## THE REQUEST
Up to and including the line that contains "(U) at (446,72);", repeat each line of the data exactly, starting from the first.

## EXERCISE INPUTS
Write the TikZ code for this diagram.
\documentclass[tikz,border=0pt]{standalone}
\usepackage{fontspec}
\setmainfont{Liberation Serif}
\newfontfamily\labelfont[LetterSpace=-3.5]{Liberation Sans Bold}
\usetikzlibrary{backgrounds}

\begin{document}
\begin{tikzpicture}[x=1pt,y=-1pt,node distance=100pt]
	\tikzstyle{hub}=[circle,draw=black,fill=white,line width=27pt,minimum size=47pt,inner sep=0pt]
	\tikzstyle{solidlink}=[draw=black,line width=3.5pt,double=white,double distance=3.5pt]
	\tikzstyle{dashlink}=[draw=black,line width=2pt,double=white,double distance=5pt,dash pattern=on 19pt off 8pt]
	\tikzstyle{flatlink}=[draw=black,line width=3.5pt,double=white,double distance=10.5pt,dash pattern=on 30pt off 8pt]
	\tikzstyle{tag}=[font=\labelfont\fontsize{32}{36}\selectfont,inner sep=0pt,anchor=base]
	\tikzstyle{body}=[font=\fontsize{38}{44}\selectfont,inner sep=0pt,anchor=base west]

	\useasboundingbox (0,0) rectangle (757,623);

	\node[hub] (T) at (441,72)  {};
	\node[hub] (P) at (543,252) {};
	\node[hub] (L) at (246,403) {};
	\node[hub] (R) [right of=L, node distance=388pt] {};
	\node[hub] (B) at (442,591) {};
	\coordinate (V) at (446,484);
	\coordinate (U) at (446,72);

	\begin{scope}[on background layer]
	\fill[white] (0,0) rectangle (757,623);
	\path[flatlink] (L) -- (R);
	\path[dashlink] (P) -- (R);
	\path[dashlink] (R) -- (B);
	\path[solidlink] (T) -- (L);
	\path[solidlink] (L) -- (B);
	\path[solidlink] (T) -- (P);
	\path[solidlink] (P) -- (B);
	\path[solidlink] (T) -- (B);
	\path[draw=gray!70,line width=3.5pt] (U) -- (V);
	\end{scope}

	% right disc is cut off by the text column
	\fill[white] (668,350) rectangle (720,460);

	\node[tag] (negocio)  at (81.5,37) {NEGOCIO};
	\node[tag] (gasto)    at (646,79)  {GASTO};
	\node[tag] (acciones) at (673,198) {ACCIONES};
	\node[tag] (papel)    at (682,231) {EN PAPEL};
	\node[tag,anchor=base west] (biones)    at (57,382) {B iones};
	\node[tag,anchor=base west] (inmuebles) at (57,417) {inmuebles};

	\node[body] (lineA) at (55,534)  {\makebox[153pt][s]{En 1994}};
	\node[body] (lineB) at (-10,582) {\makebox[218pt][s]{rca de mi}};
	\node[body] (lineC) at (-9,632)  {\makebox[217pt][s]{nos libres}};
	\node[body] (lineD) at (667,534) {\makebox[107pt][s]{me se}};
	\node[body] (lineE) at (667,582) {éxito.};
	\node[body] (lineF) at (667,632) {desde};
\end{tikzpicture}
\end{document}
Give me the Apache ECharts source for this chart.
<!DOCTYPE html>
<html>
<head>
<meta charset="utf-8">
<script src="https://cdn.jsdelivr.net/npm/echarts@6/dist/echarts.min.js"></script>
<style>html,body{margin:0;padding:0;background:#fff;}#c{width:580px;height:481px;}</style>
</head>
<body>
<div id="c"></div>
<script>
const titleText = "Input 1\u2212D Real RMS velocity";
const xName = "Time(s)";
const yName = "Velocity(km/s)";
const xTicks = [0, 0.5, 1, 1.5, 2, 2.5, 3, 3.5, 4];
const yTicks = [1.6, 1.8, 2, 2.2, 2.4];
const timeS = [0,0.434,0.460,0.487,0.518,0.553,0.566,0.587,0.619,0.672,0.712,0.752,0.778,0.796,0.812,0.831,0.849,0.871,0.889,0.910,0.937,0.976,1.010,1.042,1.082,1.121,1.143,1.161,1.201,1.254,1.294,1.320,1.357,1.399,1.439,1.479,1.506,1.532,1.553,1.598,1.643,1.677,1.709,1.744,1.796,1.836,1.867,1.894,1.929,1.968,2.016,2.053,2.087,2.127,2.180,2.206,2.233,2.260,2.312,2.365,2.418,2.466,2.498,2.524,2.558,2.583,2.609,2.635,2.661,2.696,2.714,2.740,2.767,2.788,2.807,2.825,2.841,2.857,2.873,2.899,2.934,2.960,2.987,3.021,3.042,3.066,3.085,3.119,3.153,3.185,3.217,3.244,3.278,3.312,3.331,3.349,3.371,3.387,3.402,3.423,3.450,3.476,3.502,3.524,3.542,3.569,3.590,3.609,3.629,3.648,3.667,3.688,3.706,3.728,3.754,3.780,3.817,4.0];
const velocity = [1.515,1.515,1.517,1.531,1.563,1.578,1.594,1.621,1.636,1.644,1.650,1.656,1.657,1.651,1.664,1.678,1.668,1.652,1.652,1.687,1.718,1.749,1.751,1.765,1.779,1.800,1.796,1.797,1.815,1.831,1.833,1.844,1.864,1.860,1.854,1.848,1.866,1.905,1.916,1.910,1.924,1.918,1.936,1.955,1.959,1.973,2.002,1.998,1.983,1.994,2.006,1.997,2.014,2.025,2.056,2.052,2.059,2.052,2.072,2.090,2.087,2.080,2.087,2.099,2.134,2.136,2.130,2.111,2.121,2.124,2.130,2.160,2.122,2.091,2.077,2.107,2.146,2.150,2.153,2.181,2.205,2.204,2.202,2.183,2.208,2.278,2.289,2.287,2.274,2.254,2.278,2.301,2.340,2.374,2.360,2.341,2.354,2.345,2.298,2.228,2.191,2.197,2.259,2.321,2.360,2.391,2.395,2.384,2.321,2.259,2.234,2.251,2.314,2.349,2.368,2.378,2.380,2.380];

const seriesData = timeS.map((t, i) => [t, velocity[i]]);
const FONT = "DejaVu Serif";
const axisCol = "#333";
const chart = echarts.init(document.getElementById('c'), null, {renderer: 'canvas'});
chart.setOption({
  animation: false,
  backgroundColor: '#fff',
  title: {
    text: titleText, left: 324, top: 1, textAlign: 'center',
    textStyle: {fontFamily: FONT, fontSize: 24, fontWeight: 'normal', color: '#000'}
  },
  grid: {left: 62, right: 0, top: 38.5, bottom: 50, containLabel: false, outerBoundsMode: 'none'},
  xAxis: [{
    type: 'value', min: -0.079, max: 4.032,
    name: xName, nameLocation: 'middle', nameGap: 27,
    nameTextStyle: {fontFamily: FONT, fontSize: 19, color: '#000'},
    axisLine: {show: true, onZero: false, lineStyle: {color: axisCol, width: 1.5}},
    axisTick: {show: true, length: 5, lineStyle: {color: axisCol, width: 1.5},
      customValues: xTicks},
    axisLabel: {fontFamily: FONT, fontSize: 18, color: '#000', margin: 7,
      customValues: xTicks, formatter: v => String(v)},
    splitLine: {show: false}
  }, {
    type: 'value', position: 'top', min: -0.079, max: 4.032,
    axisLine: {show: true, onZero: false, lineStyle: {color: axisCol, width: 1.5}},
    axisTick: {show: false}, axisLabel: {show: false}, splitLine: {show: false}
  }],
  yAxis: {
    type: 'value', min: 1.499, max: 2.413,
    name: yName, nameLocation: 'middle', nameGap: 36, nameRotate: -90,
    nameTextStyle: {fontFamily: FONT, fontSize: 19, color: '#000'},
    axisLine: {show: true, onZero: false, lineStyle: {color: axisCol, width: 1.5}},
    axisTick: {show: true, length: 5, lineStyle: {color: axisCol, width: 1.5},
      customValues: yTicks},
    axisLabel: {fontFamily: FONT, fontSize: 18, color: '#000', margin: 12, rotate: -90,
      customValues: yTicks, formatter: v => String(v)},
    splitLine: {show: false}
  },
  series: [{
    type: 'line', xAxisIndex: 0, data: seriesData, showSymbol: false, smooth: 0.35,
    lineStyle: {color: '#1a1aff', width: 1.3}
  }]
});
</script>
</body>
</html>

## TASK SOLUTION
Write the TikZ code for this diagram.
\documentclass[tikz,border=0pt]{standalone}
\usepackage{fontspec}
\setmainfont{Liberation Serif}
\newfontfamily\labelfont[LetterSpace=-3.5]{Liberation Sans Bold}
\usetikzlibrary{backgrounds}

\begin{document}
\begin{tikzpicture}[x=1pt,y=-1pt,node distance=100pt]
	\tikzstyle{hub}=[circle,draw=black,fill=white,line width=27pt,minimum size=47pt,inner sep=0pt]
	\tikzstyle{solidlink}=[draw=black,line width=3.5pt,double=white,double distance=3.5pt]
	\tikzstyle{dashlink}=[draw=black,line width=2pt,double=white,double distance=5pt,dash pattern=on 19pt off 8pt]
	\tikzstyle{flatlink}=[draw=black,line width=3.5pt,double=white,double distance=10.5pt,dash pattern=on 30pt off 8pt]
	\tikzstyle{tag}=[font=\labelfont\fontsize{32}{36}\selectfont,inner sep=0pt,anchor=base]
	\tikzstyle{body}=[font=\fontsize{38}{44}\selectfont,inner sep=0pt,anchor=base west]

	\useasboundingbox (0,0) rectangle (757,623);

	\node[hub] (T) at (441,72)  {};
	\node[hub] (P) at (543,252) {};
	\node[hub] (L) at (246,403) {};
	\node[hub] (R) [right of=L, node distance=388pt] {};
	\node[hub] (B) at (442,591) {};
	\coordinate (V) at (446,484);
	\coordinate (U) at (446,72);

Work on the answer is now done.